Roland: You should go for a walk or something today. It might be good for you.
Vanessa:
Don’t have a drink today. Might be good for you.
Roland:
We could be happy, you know. You resist happiness.

From there, Gabriel Yared’s score whines, the camera sweeps over pristine sea views, and the pair forges a friendship with a newlywed French couple that is quite clearly not going to end well. (To add another layer to the meta sheen, Jolie bragged in press interviews that the film was shot during her “honeymoon” with Pitt, shortly after they were married in 2014.) Unlike most movies devoted to couples no one is brave enough to say no to, By the Sea is far from a testament to their screen chemistry or their picture-book lives; it’s a chamber piece full of marital despair and ominous walks a little too close to seaside cliffs. This may be a vanity project, but it’s a peculiar kind of vanity likely to make you uneasy, even before this week’s news.

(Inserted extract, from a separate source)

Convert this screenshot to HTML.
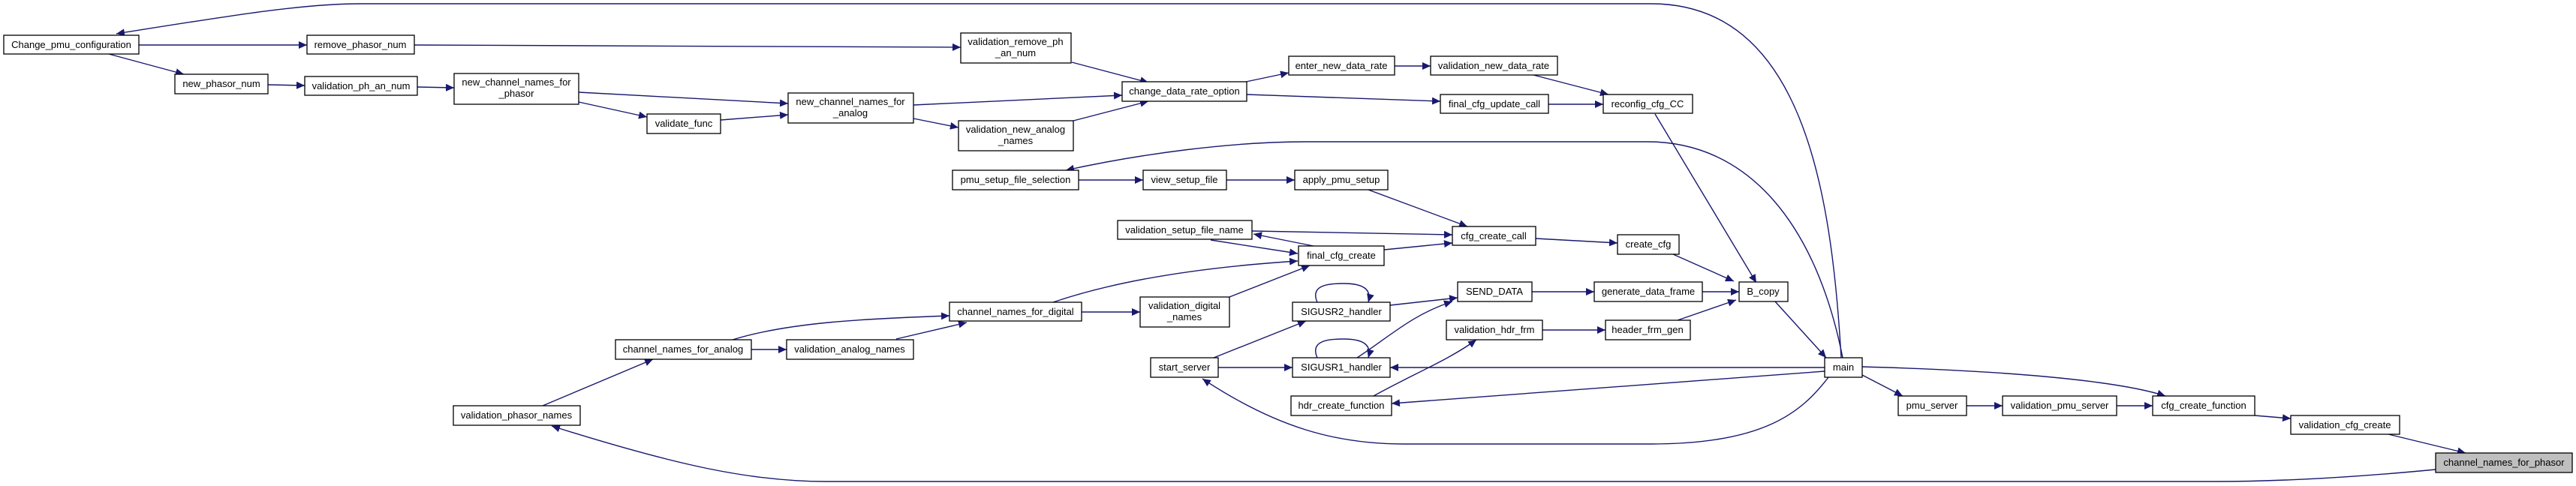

Although Pitt does his part to play a stunted cliché, the man forever unsure of how to unravel his wife’s complexities, this is very much Jolie’s show—she cooked up the so-called plot, and she occupies the most screen time. In the movie’s most bizarre sequence, after Vanessa and Roland begin a decidedly wayward reconciliation, the couple gets up to dance at an elegant French restaurant. Without warning, Vanessa slips into a kind of trance, closing her eyes and flipping her hair wildly; Jolie then inverts the shot so we see the action from mirrors lining the restaurant’s ceiling, a dozen fragmented reflections of her losing her mind. It is a bizarrely pregnant image, not least of all because it’s intercut with gestational sounds and imagery that’s a clue to By the Sea’s nominal mystery. The shot is so distinct from every other in the movie, and so oddly climactic, that it’s the movie’s clearest invitation to think about what this impossibly famous woman is really trying to tell us.

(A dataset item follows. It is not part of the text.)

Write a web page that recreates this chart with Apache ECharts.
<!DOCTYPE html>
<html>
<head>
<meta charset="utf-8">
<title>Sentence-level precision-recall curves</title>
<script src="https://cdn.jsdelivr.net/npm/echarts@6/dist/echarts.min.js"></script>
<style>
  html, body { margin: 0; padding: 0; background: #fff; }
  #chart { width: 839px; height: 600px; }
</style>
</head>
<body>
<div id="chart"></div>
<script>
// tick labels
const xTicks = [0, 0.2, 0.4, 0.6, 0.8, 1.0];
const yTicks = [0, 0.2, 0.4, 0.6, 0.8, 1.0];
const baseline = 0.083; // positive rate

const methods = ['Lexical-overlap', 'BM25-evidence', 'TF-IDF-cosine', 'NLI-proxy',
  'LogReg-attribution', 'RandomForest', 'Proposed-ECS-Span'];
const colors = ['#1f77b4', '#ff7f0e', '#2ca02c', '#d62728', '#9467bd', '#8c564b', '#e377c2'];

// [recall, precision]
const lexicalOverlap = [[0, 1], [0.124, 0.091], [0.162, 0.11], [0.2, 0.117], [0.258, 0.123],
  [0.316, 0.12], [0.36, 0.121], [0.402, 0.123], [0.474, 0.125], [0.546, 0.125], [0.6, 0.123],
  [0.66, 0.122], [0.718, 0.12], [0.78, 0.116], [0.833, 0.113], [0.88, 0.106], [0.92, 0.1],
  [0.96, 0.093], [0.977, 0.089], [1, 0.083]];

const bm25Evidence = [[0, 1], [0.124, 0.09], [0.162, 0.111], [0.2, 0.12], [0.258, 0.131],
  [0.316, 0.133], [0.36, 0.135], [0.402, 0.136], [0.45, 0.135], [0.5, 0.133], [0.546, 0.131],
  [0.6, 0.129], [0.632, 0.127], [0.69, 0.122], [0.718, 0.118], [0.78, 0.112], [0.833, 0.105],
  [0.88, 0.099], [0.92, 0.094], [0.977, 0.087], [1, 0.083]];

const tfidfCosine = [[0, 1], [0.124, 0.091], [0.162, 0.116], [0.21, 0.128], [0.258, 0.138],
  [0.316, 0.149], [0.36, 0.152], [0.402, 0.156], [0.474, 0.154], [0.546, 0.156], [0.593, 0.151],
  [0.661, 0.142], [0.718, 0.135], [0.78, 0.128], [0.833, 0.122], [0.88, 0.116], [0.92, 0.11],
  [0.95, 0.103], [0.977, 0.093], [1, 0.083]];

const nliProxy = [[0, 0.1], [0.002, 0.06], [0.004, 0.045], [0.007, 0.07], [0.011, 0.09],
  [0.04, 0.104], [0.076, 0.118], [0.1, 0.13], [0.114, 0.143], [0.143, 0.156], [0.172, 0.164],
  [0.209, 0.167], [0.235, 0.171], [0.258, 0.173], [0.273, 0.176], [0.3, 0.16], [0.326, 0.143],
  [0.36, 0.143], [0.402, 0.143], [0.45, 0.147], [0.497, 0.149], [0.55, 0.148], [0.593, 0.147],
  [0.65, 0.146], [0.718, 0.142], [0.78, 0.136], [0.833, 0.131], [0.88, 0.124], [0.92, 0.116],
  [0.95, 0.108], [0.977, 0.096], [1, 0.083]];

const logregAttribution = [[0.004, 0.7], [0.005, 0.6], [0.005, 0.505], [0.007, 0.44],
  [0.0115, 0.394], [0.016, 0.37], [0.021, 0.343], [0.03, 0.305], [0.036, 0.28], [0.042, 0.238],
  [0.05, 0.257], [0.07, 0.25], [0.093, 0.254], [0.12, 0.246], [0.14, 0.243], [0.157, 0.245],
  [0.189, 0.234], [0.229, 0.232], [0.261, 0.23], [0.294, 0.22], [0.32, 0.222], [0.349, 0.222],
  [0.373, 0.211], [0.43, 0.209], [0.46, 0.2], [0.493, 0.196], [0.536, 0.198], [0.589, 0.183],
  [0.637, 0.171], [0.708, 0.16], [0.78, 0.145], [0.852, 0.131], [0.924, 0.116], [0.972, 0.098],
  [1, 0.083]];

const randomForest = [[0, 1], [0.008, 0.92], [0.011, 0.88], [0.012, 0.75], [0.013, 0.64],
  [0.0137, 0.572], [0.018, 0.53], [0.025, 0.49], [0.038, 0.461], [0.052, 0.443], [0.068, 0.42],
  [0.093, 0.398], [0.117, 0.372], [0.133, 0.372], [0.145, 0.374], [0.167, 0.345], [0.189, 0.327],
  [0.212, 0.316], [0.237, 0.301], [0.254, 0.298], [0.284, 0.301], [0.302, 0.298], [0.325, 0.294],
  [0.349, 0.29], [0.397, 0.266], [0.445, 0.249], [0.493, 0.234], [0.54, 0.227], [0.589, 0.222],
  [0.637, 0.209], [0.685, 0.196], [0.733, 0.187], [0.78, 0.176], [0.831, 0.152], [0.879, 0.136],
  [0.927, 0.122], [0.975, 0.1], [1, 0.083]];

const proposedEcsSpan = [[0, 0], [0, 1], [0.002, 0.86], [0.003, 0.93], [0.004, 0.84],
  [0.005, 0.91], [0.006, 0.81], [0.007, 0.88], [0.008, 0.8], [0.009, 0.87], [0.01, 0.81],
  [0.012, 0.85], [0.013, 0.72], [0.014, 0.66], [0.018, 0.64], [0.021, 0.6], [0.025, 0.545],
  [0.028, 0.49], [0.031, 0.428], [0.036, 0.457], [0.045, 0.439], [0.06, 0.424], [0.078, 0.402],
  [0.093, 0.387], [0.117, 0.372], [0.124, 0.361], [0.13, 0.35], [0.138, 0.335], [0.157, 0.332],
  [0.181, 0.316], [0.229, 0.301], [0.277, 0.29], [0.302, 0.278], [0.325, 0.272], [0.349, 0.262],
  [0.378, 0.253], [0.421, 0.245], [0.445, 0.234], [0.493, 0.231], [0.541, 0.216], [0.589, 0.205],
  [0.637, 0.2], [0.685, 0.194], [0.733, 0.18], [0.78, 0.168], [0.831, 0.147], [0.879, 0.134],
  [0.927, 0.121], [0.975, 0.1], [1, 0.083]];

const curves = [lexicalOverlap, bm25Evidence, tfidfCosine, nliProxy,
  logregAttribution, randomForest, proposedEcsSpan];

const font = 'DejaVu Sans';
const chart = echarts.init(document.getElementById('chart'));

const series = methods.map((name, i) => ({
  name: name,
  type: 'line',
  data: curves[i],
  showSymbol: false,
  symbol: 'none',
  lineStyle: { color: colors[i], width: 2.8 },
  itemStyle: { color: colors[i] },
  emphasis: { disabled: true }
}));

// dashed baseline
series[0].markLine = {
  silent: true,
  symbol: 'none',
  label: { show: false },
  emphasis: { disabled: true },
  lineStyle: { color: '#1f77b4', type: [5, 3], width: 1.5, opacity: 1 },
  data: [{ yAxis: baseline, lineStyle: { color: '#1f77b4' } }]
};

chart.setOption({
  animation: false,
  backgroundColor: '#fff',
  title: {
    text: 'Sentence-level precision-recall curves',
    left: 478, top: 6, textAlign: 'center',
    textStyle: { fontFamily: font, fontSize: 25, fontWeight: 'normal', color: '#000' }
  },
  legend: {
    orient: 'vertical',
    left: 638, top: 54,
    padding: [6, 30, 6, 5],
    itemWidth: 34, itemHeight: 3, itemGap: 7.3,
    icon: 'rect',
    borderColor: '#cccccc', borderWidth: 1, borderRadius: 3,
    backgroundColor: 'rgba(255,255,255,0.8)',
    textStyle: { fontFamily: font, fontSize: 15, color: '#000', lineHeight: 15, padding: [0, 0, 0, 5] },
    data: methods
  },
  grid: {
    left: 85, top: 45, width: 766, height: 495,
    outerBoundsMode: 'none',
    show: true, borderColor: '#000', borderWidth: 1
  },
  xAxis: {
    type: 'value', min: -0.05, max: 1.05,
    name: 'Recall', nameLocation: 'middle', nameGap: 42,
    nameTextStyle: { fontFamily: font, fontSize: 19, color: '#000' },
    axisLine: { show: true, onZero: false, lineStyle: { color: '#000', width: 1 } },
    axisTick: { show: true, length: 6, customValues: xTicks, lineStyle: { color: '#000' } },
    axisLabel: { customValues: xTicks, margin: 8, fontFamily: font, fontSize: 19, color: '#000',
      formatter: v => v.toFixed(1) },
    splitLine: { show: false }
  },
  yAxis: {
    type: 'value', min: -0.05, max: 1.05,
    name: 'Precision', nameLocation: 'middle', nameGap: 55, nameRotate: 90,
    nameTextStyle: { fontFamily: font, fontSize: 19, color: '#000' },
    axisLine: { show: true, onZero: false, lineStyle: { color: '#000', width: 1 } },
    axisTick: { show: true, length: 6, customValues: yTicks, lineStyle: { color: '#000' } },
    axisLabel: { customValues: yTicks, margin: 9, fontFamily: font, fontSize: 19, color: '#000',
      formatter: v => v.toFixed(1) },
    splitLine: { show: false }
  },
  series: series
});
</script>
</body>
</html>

This is a dumb game, I realize. But it is a time-honored ritual many will now be observing. (Within a couple hours of the news on Tuesday, there were already short-lived reports that the movie was back-ordered on Amazon.) If you’re just coming to By the Sea, line up some good French wine and prepare your speculative gasps for every time the central couple exchanges a hateful glance.